Because the government benefits program was designed to benefit people of moderate means, not the government, the district court properly used the loss calculation method prescribed for diversion of government benefits cases. It was immaterial whether any individual persons of moderate means who lost out on the real estate could be identified. The amount of the loss was readily ascertainable by the means suggested in the guideline commentary, so there was no need to resort to substitute methods. See United States v. Barnes, 117 F.3d 328, 336 (7th Cir. 1997) (applying Official Comment 7(d)); United States v. Peters, 59 F.3d 732, 734 (8th Cir. 1995) (same).

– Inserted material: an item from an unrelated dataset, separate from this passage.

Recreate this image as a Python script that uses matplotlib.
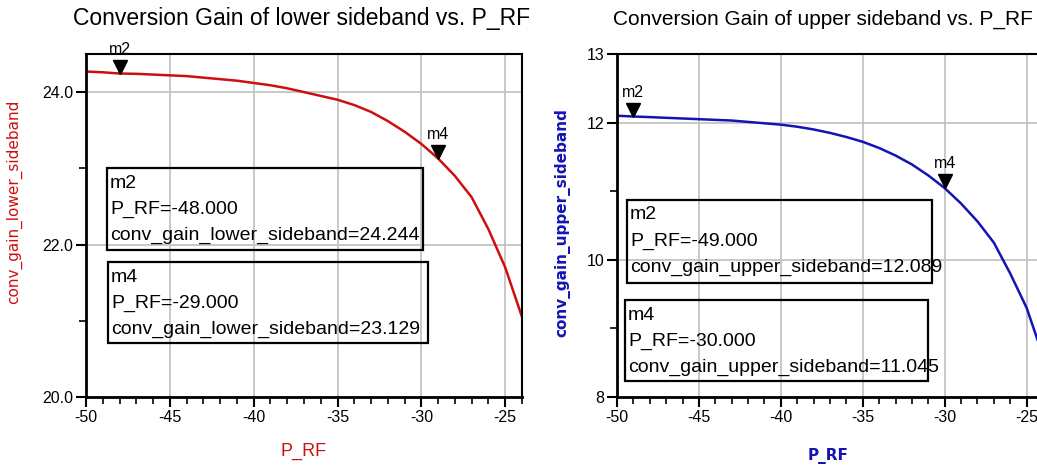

The cases appellant cites for an alternative approach, United States v. Allison, 86 F.3d 940 (9th Cir. 1996), and United States v. Harper, 32 F.3d 1387 (9th Cir. 1994), are not diversion of government program benefits cases. In those two cases, the answer to the question of how to calculate loss could not be a simple application of Comment 7(d).

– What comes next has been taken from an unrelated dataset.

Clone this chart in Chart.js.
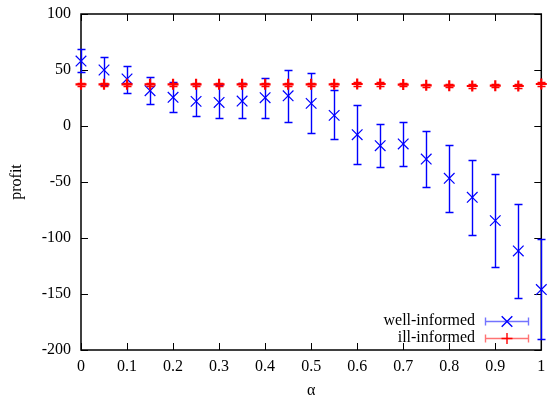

Appellant makes a good point that using a fraudulent misrepresentation to get a government loan that will be repaid ought not to "be punished as severely as a con artist who intended to winkle $142,400 ... from a senile old lady." United States v. Schneider, 930 F.2d 555, 559 (7th Cir. 1991). This problem can be dealt with by application of another of the official comments, which explains that " [w]here the loss determined above significantly understates or overstates the seriousness of the defendant's conduct, an upward or downward departure may be warranted." U.S.S.G. § 2F1.1 Comment 7(b). In the case at bar, the judge granted a downward departure on the basis of his judgment that mechanical application of the guidelines overstated the loss. Appellant's crime was not punished as severely as if she had stolen money from a vulnerable victim, or even stolen money from the government and not paid it back.
Because it is a district court decision from another circuit, it is not necessary for us to determine whether United States v. Caba, 911 F. Supp. 630 (E.D.N.Y.), aff'd, 104 F.3d 354 (2d Cir. 1996) (table), is correct or to explain our disagreement, if we do disagree. In that complex case, defendant never misrepresented his income in order to divert food stamps from poor people to himself. All of his crimes were in the illegal acceptance of food stamps or in transactions following use of food stamps by legitimate recipients. Those facts appear to distinguish Caba from the case at bar, but because it is an out-of-circuit district court decision, we need reach no conclusion regarding Caba.